December 16, 20218:32 AM Reuters0 Comments

U.S. natural gas futures rose about 2% on Thursday on forecasts for colder weather and higher heating use over the next two weeks, and as record gas prices in Europe and Asia keep demand for U.S. liquefied natural gas (LNG) exports strong.

That U.S. price increase occurred despite near record-high U.S. gas production and an expected, smaller-than-usual storage withdrawal last week due to mild weather.

The U.S. Energy Information Administration (EIA) said utilities pulled 88 billion cubic feet (bcf) of gas from storage during the week ended Dec. 10.

That was close to the 86-bcf decline that analysts had forecast in a Reuters poll and compared with a draw of 118 bcf in the same week last year and a five-year (2016-2020) average decline of 114 bcf.

Last week’s withdrawal reduced stockpiles to 3.417 trillion cubic feet (tcf), or 1.8% below the five-year average of 3.481 tcf for this time of the year.

Looking ahead, many analysts said milder-than-normal weather in December will cause U.S. utilities to leave enough gas in storage to allow stockpiles to reach above-normal levels in a week or two, the first above-normal storage levels since April.

Front-month gas futures were up 7.9 cents, or 2.1%, to $3.881 per million British thermal units at 10:37 a.m. EST (1537 GMT).

Global gas prices have repeatedly soared to all-time highs over the last few months as utilities around the world scrambled for LNG cargoes to replenish low stockpiles in Europe and meet surging demand in Asia, where energy shortfalls caused power blackouts in China.

U.S. futures jumped to a 12-year high of more than $6 per mmBtu in early October, but have retreated because the United States has plenty of gas in storage and ample production for winter. Overseas prices were trading about 11 times higher than U.S. futures.

Analysts have said European inventories were about 20% below normal for this time of year, compared with just 3% below normal in the United States.

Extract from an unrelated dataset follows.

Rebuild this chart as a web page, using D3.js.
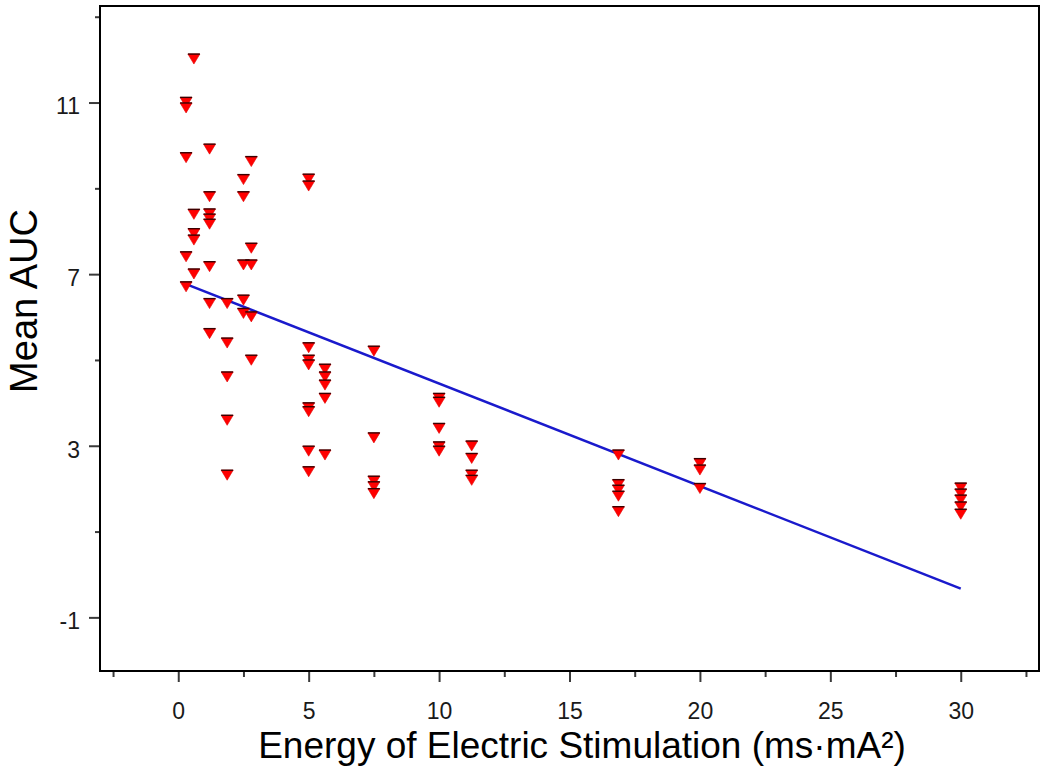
<!DOCTYPE html>
<html>
<head>
<meta charset="utf-8">
<script src="https://cdn.jsdelivr.net/npm/d3@7"></script>
<style>
  html, body { margin: 0; padding: 0; background: #fff; }
  svg { display: block; font-family: "Liberation Sans", Arial, sans-serif; }
</style>
</head>
<body>
<svg id="chart" width="1050" height="766"></svg>
<script>
// ---- data ----
const energy = [
  0.3, 0.3, 0.3, 0.3, 0.3,
  0.6, 0.6, 0.6, 0.6, 0.6,
  1.2, 1.2, 1.2, 1.2, 1.2, 1.2, 1.2, 1.2,
  1.875, 1.875, 1.875, 1.875, 1.875,
  2.5, 2.5, 2.5, 2.5, 2.5,
  2.8, 2.8, 2.8, 2.8, 2.8,
  5, 5, 5, 5, 5, 5, 5, 5, 5,
  5.625, 5.625, 5.625, 5.625, 5.625,
  7.5, 7.5, 7.5, 7.5, 7.5,
  10, 10, 10, 10, 10,
  11.25, 11.25, 11.25, 11.25,
  16.875, 16.875, 16.875, 16.875, 16.875,
  20, 20, 20,
  30, 30, 30, 30, 30
];
const meanAUC = [
  11.05, 10.92, 9.76, 7.45, 6.75,
  12.06, 8.44, 7.99, 7.84, 7.05,
  9.96, 8.85, 8.45, 8.33, 8.21, 7.22, 6.36, 5.66,
  6.36, 5.44, 4.65, 3.64, 2.36,
  9.25, 8.85, 7.26, 6.44, 6.13,
  9.67, 7.65, 7.26, 6.05, 5.04,
  9.26, 9.10, 5.33, 5.04, 4.93, 3.93, 3.84, 2.92, 2.44,
  4.83, 4.65, 4.46, 4.15, 2.83,
  5.25, 3.23, 2.22, 2.09, 1.93,
  4.15, 4.06, 3.45, 3.02, 2.92,
  3.04, 2.75, 2.36, 2.24,
  2.83, 2.14, 2.01, 1.87, 1.51,
  2.63, 2.48, 2.05,
  2.06, 1.92, 1.78, 1.62, 1.45
];
// fitted regression line (intercept, slope), drawn across the data range
const fitIntercept = 6.84;
const fitSlope = -0.239;

const xMajorTicks = [0, 5, 10, 15, 20, 25, 30];
const xMinorTicks = [-2.5, 2.5, 7.5, 12.5, 17.5, 22.5, 27.5, 32.5];
const yMajorTicks = [-1, 3, 7, 11];
const yMinorTicks = [1, 5, 9, 13];

const xTitle = "Energy of Electric Stimulation (ms\u00B7mA\u00B2)";
const yTitle = "Mean AUC";

// ---- layout ----
const svg = d3.select("#chart");
const L = 100, R = 1039, T = 6, B = 671;
const x = d3.scaleLinear().domain([-3, 33]).range([L, R]);
const y = d3.scaleLinear().domain([-2.25, 13.25]).range([B, T]);

const fmt = d => String(d);
const xAxisMajor = d3.axisBottom(x).tickValues(xMajorTicks).tickSize(11).tickPadding(21).tickFormat(fmt);
const xAxisMinor = d3.axisBottom(x).tickValues(xMinorTicks).tickSize(6).tickFormat("");
const yAxisMajor = d3.axisLeft(y).tickValues(yMajorTicks).tickSize(11).tickPadding(9).tickFormat(fmt);
const yAxisMinor = d3.axisLeft(y).tickValues(yMinorTicks).tickSize(5).tickFormat("");

function styleAxis(g) {
  g.select(".domain").remove();
  g.selectAll(".tick line").attr("stroke", "#3a3a3a").attr("stroke-width", 2);
  g.selectAll(".tick text").attr("fill", "#1a1a1a").attr("font-size", 23)
    .attr("font-family", "'Liberation Sans', Arial, sans-serif");
}

svg.append("g").attr("transform", `translate(0,${B})`).call(xAxisMajor).call(styleAxis);
svg.append("g").attr("transform", `translate(0,${B})`).call(xAxisMinor).call(styleAxis);
svg.append("g").attr("transform", `translate(${L},0)`).call(yAxisMajor).call(styleAxis)
  .selectAll(".tick text").attr("dy", "0.62em").attr("y", -3);
svg.append("g").attr("transform", `translate(${L},0)`).call(yAxisMinor).call(styleAxis);

// frame
svg.append("rect").attr("x", L).attr("y", T).attr("width", R - L).attr("height", B - T)
  .attr("fill", "none").attr("stroke", "#000").attr("stroke-width", 2);

// regression line
const xr = d3.extent(energy);
svg.append("line")
  .attr("x1", x(xr[0])).attr("y1", y(fitIntercept + fitSlope * xr[0]))
  .attr("x2", x(xr[1])).attr("y2", y(fitIntercept + fitSlope * xr[1]))
  .attr("stroke", "#1a1acc").attr("stroke-width", 2.5);

// markers: downward triangles with dark top edge
const pts = energy.map((e, i) => ({ e, v: meanAUC[i] }));
const mk = svg.append("g");
const hw = 6, up = 3, dn = 7;
mk.selectAll("path.tri").data(pts).join("path").attr("class", "tri")
  .attr("d", d => {
    const cx = x(d.e), cy = y(d.v);
    return `M${cx - hw},${cy - up}L${cx + hw},${cy - up}L${cx},${cy + dn}Z`;
  })
  .attr("fill", "#ff0000").attr("stroke", "#e00000").attr("stroke-width", 0.6);
mk.selectAll("line.top").data(pts).join("line").attr("class", "top")
  .attr("x1", d => x(d.e) - hw).attr("x2", d => x(d.e) + hw)
  .attr("y1", d => y(d.v) - up).attr("y2", d => y(d.v) - up)
  .attr("stroke", "#3a0000").attr("stroke-width", 1.4);

// titles
svg.append("text").attr("x", 582).attr("y", 758).attr("text-anchor", "middle")
  .attr("font-size", 37).attr("fill", "#000").text(xTitle);
svg.append("text").attr("transform", "translate(37,301) rotate(-90)").attr("text-anchor", "middle")
  .attr("font-size", 38).attr("fill", "#000").text(yTitle);
</script>
</body>
</html>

Data provider Refinitiv said output in the U.S. Lower 48 states has averaged 96.56 billion cubic feet per day (bcfd) so far in December, just over November’s monthly record of 96.54 bcfd.

Refinitiv projected average U.S. gas demand, including exports, would jump from 109.4 bcfd this week to 118.8 bcfd next week as the weather turns seasonally colder. The forecast for next week was higher than Refinitiv’s outlook on Wednesday.

The amount of gas flowing to U.S. LNG export plants has averaged 11.8 bcfd so far in December, now that the sixth train at Cheniere Energy Inc’s Sabine Pass plant in Louisiana is producing LNG. That compares to 11.4 bcfd in November and a monthly record of 11.5 bcfd in April.

This month’s record-setting LNG feed gas occurred despite reductions this week at Sabine Pass and Freeport LNG’s export plant in Texas.

With gas prices around $44 per mmBtu in Europe and $43 in Asia, compared with about $4 in the United States, traders said buyers around the world would keep purchasing all the LNG the United States can produce.